Certain stripes of librarians take classification really seriously. Perhaps too seriously. And I say this as someone who genuinely enjoys cataloguing. As long as a patron has a reasonable chance of finding a given book on a shelf, armed either with OPAC search results or an ability to read directional signs, and that such a book is located adjacent to other books on similar topics and/or in a reasonably intuitive place, who gives a shit what call number it’s got?

This is not to say that I support eradicating call numbers entirely. I don’t. I believe that we as librarians owe it to the public to come up with a system that doesn’t completely suck.

There is absolutely no need for library users to have to learn such a convoluted and inconsistent system. In Dewey’s day, libraries were typically closed-stack affairs anyway — the only people who had any need to learn the classification system were the library staff, for whom the idea of ‘browsability’ was not an issue. In an age where bookshops are organised by genre and video rental shops (R.I.P.) were similarly classified, why is it anathema for libraries, especially public and school libraries, to arrange their wares in a similar manner?

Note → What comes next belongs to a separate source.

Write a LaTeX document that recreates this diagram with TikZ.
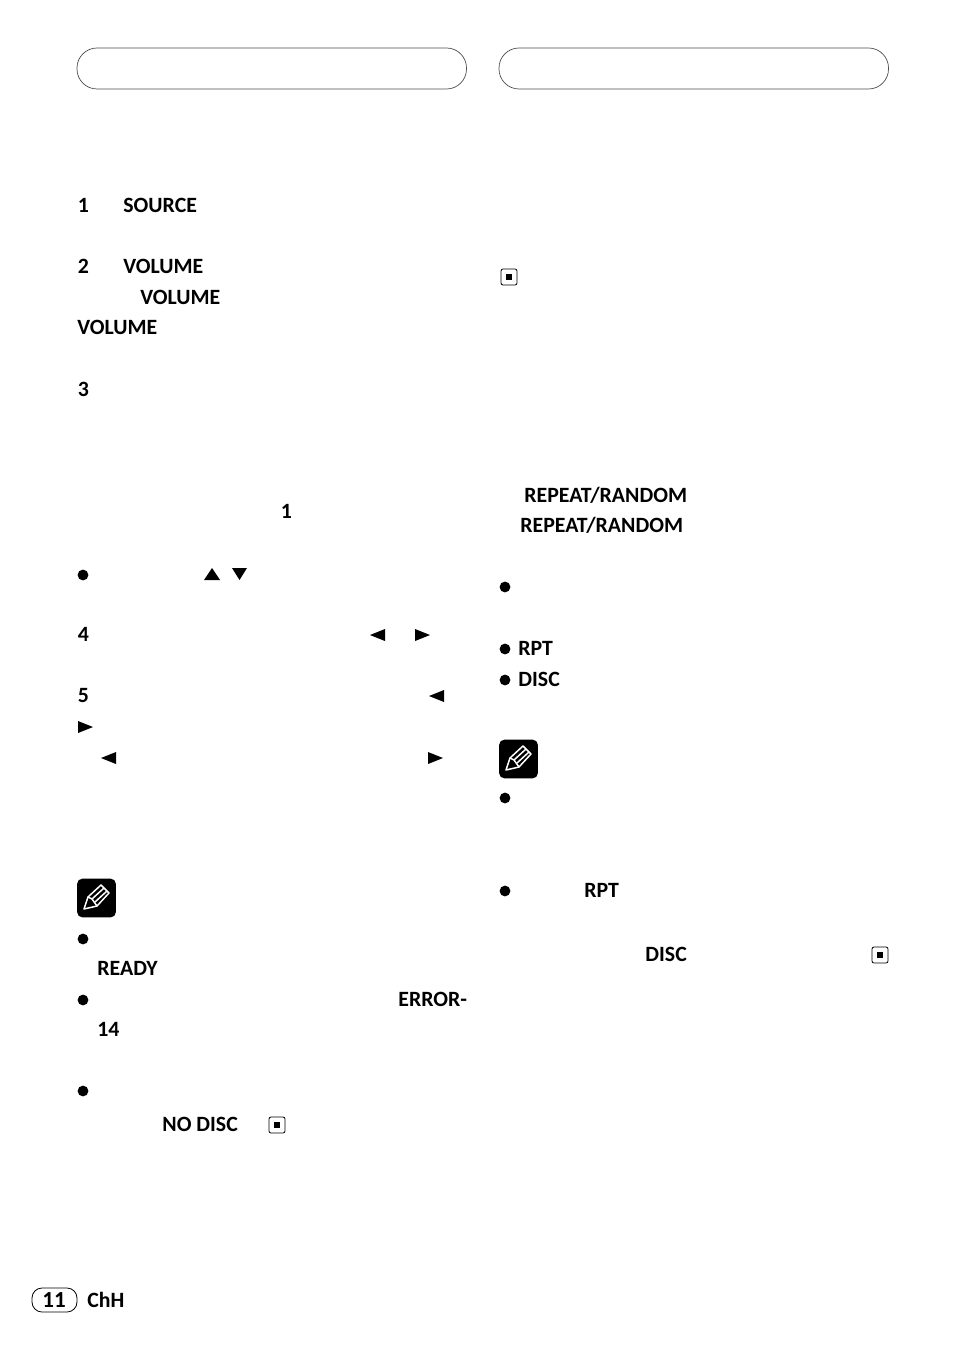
\documentclass[tikz,border=0pt]{standalone}
\usepackage{fontspec}
\setmainfont{Carlito}
\tikzset{
    label/.style={inner sep=0pt, anchor=base west, font=\bfseries\fontsize{10.9}{12}\selectfont},
    headbox/.style={draw=black!70, line width=0.35pt, rounded corners=10pt},
    stopbox/.style={draw=black, line width=0.4pt, rounded corners=1pt, minimum size=8pt, inner sep=0pt},
    stopmark/.style={fill=black, minimum size=3.4pt, inner sep=0pt},
    dot/.style={circle, fill=black, minimum size=5.4pt, inner sep=0pt},
    notebox/.style={fill=black, rounded corners=2.5pt, minimum size=19.3pt, inner sep=0pt},
    pencil/.style={draw=white, line width=0.75pt, line join=round}
}
\newcommand{\notepencil}[2]{
    \begin{scope}[shift={(#1,#2)}]
        \draw[pencil] (7,30) -- (11,18) -- (24,6) -- (32,14) -- (20,27) -- cycle;
        \draw[pencil] (11,18) -- (15,20) -- (27,9);
        \draw[pencil] (15,20) -- (20,27);
        \draw[pencil] (18,23) -- (30,12);
    \end{scope}
}
\begin{document}
\begin{tikzpicture}[x=0.5pt, y=-0.5pt]
    \useasboundingbox (0,0) rectangle (954,1352);
    % header boxes
    \draw[headbox] (77,48) rectangle (466.5,89);
    \draw[headbox] (499,48) rectangle (888.5,89);
    % left column
    \node[label] (stepone) at (77.5,213) {1};
    \node[label] (source) at (123,213) {SOURCE};
    \node[label] (steptwo) at (77.5,274) {2};
    \node[label] (volumea) at (123,274) {VOLUME};
    \node[label] (volumeb) at (140,305) {VOLUME};
    \node[label] (volumec) at (77,335) {VOLUME};
    \node[label] (stepthree) at (77.5,397) {3};
    \node[label] (one) at (280.5,518) {1};
    \node[label] (stepfour) at (77.5,641) {4};
    \node[label] (stepfive) at (77.5,702) {5};
    \node[label] (ready) at (97,975) {READY};
    \node[label] (errora) at (398,1006) {ERROR-};
    \node[label] (errorb) at (97,1036) {14};
    \node[label] (nodisc) at (162,1131) {NO DISC};
    % right column
    \node[label] (repeata) at (524,502) {REPEAT/RANDOM};
    \node[label] (repeatb) at (520,532) {REPEAT/RANDOM};
    \node[label] (rpta) at (518,655) {RPT};
    \node[label] (disca) at (518,686) {DISC};
    \node[label] (rptb) at (584,897) {RPT};
    \node[label] (discb) at (645,961) {DISC};
    % bullets
    \foreach \x/\y in {83/575, 83/939, 83/1000, 83/1091, 505/587, 505/649, 505/680, 505/798, 505/891}
        \node[dot] at (\x,\y) {};
    % arrow marks
    \fill (204,580) -- (212,568) -- (220,580) -- cycle;
    \fill (232,568) -- (247,568) -- (239.5,580) -- cycle;
    \foreach \x/\y in {370/635, 429/696, 101/758}
        \fill (\x,\y) -- (\x+15,\y-6) -- (\x+15,\y+6) -- cycle;
    \foreach \x/\y in {415/635, 78/727, 428/758}
        \fill (\x,\y-6) -- (\x+15,\y) -- (\x,\y+6) -- cycle;
    % end marks
    \foreach \x/\y in {509/277, 880/955, 277/1125} {
        \node[stopbox] at (\x,\y) {};
        \node[stopmark] at (\x,\y) {};
    }
    % note icons
    \node[notebox] (notea) at (96.5,898) {};
    \notepencil{77}{879}
    \node[notebox] (noteb) at (518.5,759) {};
    \notepencil{499}{740}
    % page number
    \draw[line width=0.4pt, rounded corners=5pt] (32,1288) rectangle (77,1312);
    \node[inner sep=0pt, font=\bfseries\fontsize{11.5}{12}\selectfont] (page) at (54,1300) {11};
    \node[label] (lang) at (87,1307) {ChH};
\end{tikzpicture}
\end{document}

Dewey is easier for librarians, not for patrons. Dewey means technical services staff don’t have to classify every item from scratch if they don’t want to or can’t. Ostensibly, Dewey also means that any book on a given topic will have roughly the same call number anywhere Dewey is used. Yet I’ve come across numerous examples in the course of my work, in a library which uses Dewey for its modest physical collection, where the same item was given wildly different call numbers depending on the cataloguer. I found one edition of The Best Australian Science Writing, a monograph in annual series, in 500 and another in 800. Learning the implementation of Dewey in one library does not guarantee it will be the same elsewhere.

Alarmingly, I’ve reached almost 800 words and have yet to present any kind of workable alternative to Dewey. I know there’s one out there, though. In the coming weeks and months I intend to devote some of my spare brainpower to the idea, once I’ve finished all the other things I noted above. But the @lib_papers bot has, amusingly, almost come full circle. I look forward to one day genuinely presenting a paper on how Tuesday will help revolutionise DDC. Further thoughts on that will, alas, have to wait for another Tuesday.